Alright, excellent. Thanks a lot.

Jim Linesch

Analyst

Thank you.

Operator

Operator

Our next question is from Michael Rudin. Please go ahead.

Michael Rudin

Analyst

Hello. I was wondering are you seeing any of the potential customers you said there we are going to reorganize their shelves in April-May time actually doing it in taking any of the Kombucha product done?

Chris Reed

Analyst

Yes. Some of the accounts we are talking about we have portal into the data. So, we could actually see the scan data as we sell. So, we are in a quarter of the Whole Food stores. And moving into regions steadily around the country and I couldn’t – those are the most difficult accounts once you get approval and you have to get approval of the regional and you have to get approval at each store. But yeah, there is very few accounts that we mentioned that we are not going into. I believe we are going into the Sprouts market at this time. And I have to get my national sales manager on the phone, and I think he had another call here, but I haven’t heard anything to the offices, and I keep somewhat of a pulse on that. So, everything seems to be going normal for the grocery trade, slow but steady.

Michael Rudin

Analyst

Okay. And then at the end of ‘12, you had a run-rate I think of 2.5 on the Kombucha and then it’s still the same today, is that correct?

Chris Reed

Analyst

Yeah, it was running about 2.5 during the first quarter and second quarter we are seeing it move higher than that somewhere between 3 and 3.5.

Michael Rudin

Analyst

Okay, thank you very much.

Operator

Operator

There are no more questions at this time.

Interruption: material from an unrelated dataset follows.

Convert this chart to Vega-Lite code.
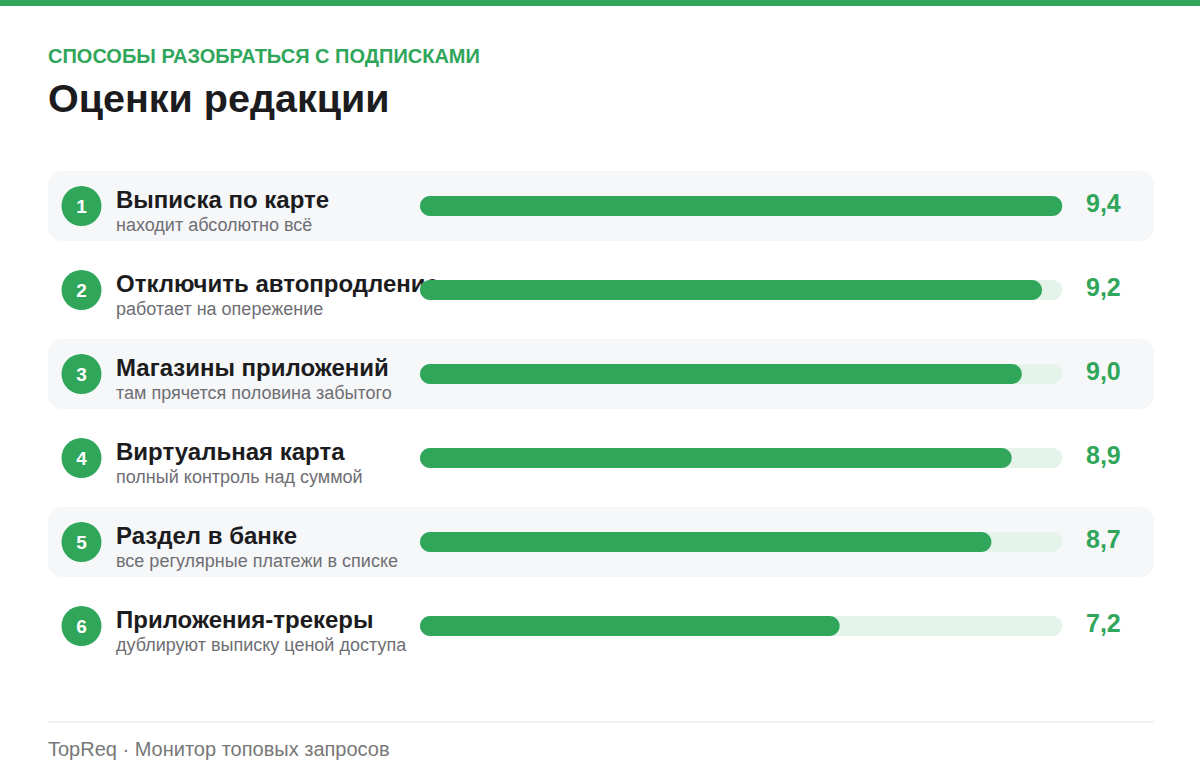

Chris Reed - Chairman and Chief Executive Officer

Management

Alright, well, I want to thank everybody for coming. A copy of the transcript, the recording also be on our website within a day or so and look forward to joining you in other quarter and reporting on our second quarter. Have a good day. Bye.

Operator

Operator

Thank you, ladies and gentlemen. This concludes your call. You now all disconnect.